Offer gold-linked instruments to other Central Banks/SWFs (not to households).
New regime:
Retail/institutional savers mostly hold:
CBDC / deposits,
restructured securities,
state-approved wrappers.
Central Banks & sovereigns hold:
much larger share of physical gold,
high-quality collateral,
control over Financial Market Infrastructures.
Key Attributes remain as standing doctrine for the next sweep.
The FSB Key Attributes are the codified rulebook that makes step 3–6 legally clean, cross-border, and fast.
13. So what do you actually need to internalize?
If I compress this to “what you need to know for your own positioning”:
Resolution beats bankruptcy.
For any systemically relevant institution holding your assets, assume administrative resolution, not a court process, in a crisis.
That means:
speed,
limited appeal in the moment,
heavy reliance on their valuations and hierarchy choices.
You often hold a “securities entitlement”, not the asset.
Shares/ETFs/bonds at a broker ≠ your personal property at the Central Securities Depository.
In resolution:
CSD/CCP layers are protected as Financial Market Infrastructures,
your entitlement sits at the level where losses are allocated.
Bail-in is the default loss-allocation mechanism, not an exception.
Equity + Total Loss-Absorbing Capacity + certain senior liabilities are explicitly designed to be vaporized or converted.
That’s not conspiracy; it’s the whole point of Total Loss-Absorbing Capacity (TLAC).
Cross-border arbitrage will be much harder than people think.

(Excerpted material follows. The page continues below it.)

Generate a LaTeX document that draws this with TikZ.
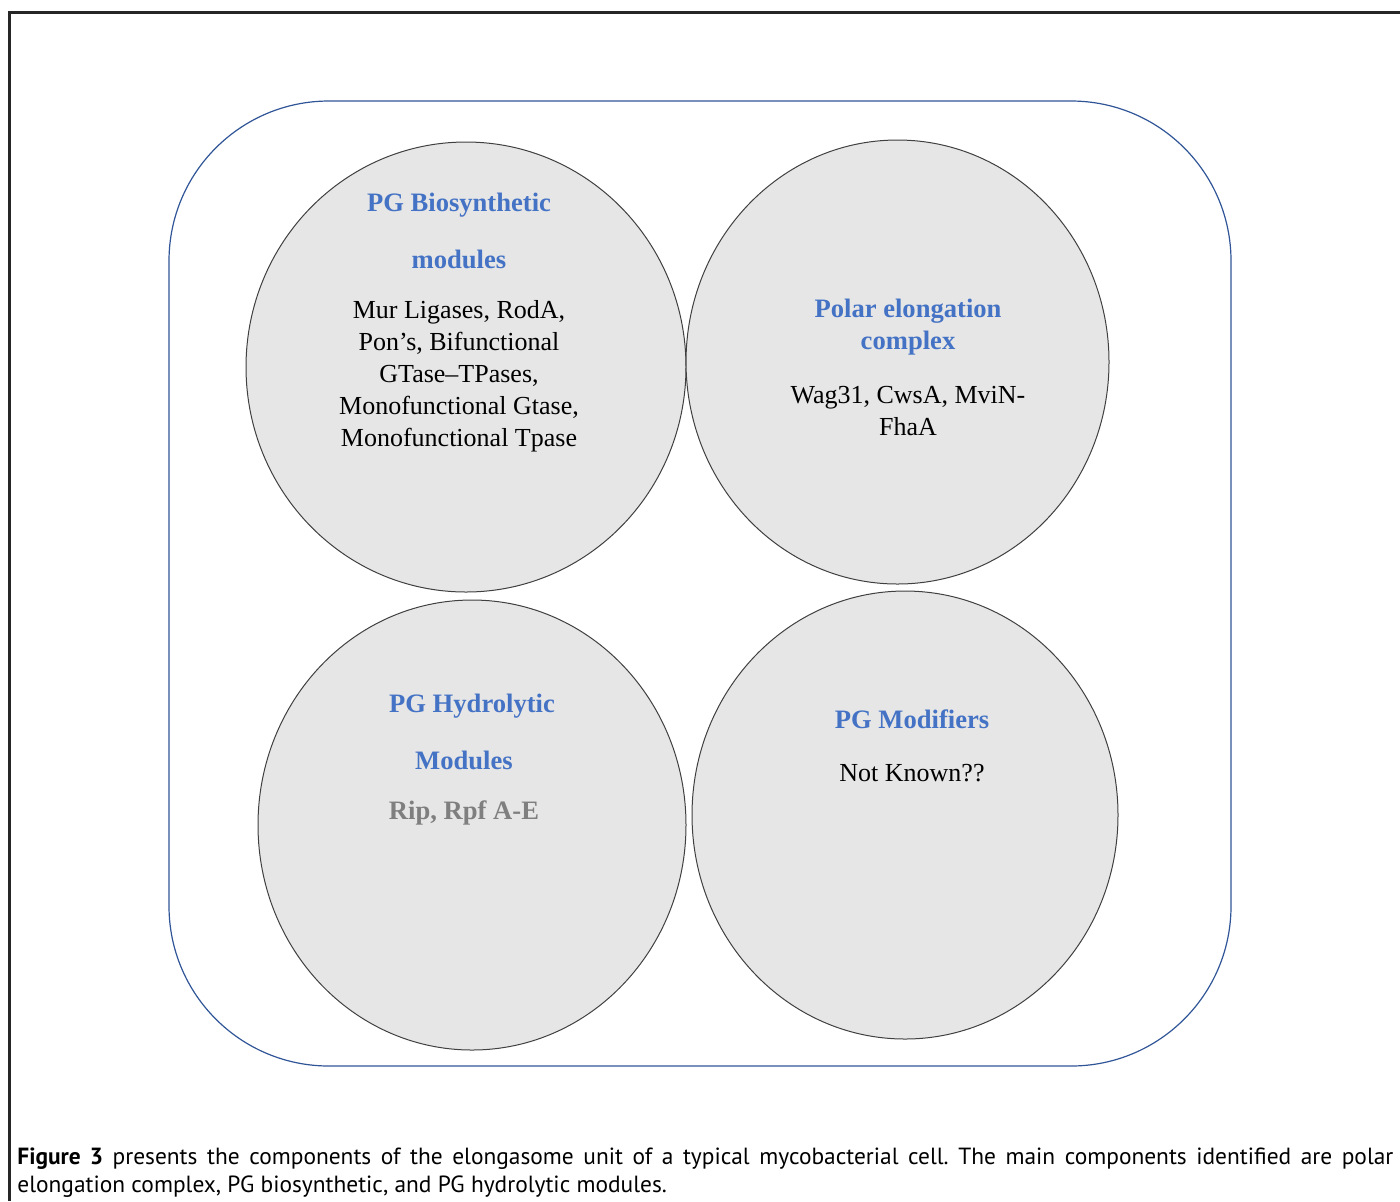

Recognition regimes and contractual bail-in recognition clauses mean:
“my bond is under foreign law” isn’t a guaranteed escape.
CCPs/CSDs and Central Banks are the structural winners.
In any Great Taking event consistent with Key Attributes:
Financial Market Infrastructures survive and get supported,
central banks/special entities end up owning more and better collateral.
Paper gold & paper claims are in the sacrificial layer.
Key Attributes don’t mention gold, but:
gold parked in systemic channels (banks, ETFs, unallocated) sits inside the resolution perimeter,
physical gold in your direct possession does not.
Living wills = pre-mapping for the sweep.
All the complexity needed to do a high-speed Great Taking is being pre-analyzed and cleaned up under the banner of “resolvability”.
14. Final TL;DR
The FSB Key Attributes are the global meta-blueprint for how to:
freeze,
seize,
haircut,
convert,
and re-float financial institutions and FMIs,
in a way that:
protects funding, collateral, and core rails,
lets private investors/creditors eat losses,
limits obvious “taxpayer bailouts”,
and keeps the system operable.
Under my Freegold + Great Taking assumptions:
This is the legal superstructure that makes the collateral sweep feasible.
It doesn’t say “we will steal your gold”; it sets up a world where:
“your gold” in systemic channels is a claim that can be re-written in resolution,
while the underlying metal and core collateral pools are conserved and can later be revalued on sovereign/Central Bank balance sheets.
Translated:
Treat all pooled, custodied, intermediated paper as part of the sacrificial layer of a Key Attributes-style resolution regime.
Treat physical self-custody assets (gold, BTC, Monero, etc.) as outside that specific machinery, but still targetable via taxes, reporting, and liquidity controls.
Assume that in the next big Debt/Liquidity accident, the Controllers will use exactly this resolution toolkit before any explicit Freegold-style revaluation move.
The Controllers win if the financial system doesn’t fail, however, they win even more if the financial system fails.
The question then becomes: When are they going to fail the financial system?
The “Key Attributes” really are that the game is rigged and the only way for you to win long-term is to not play.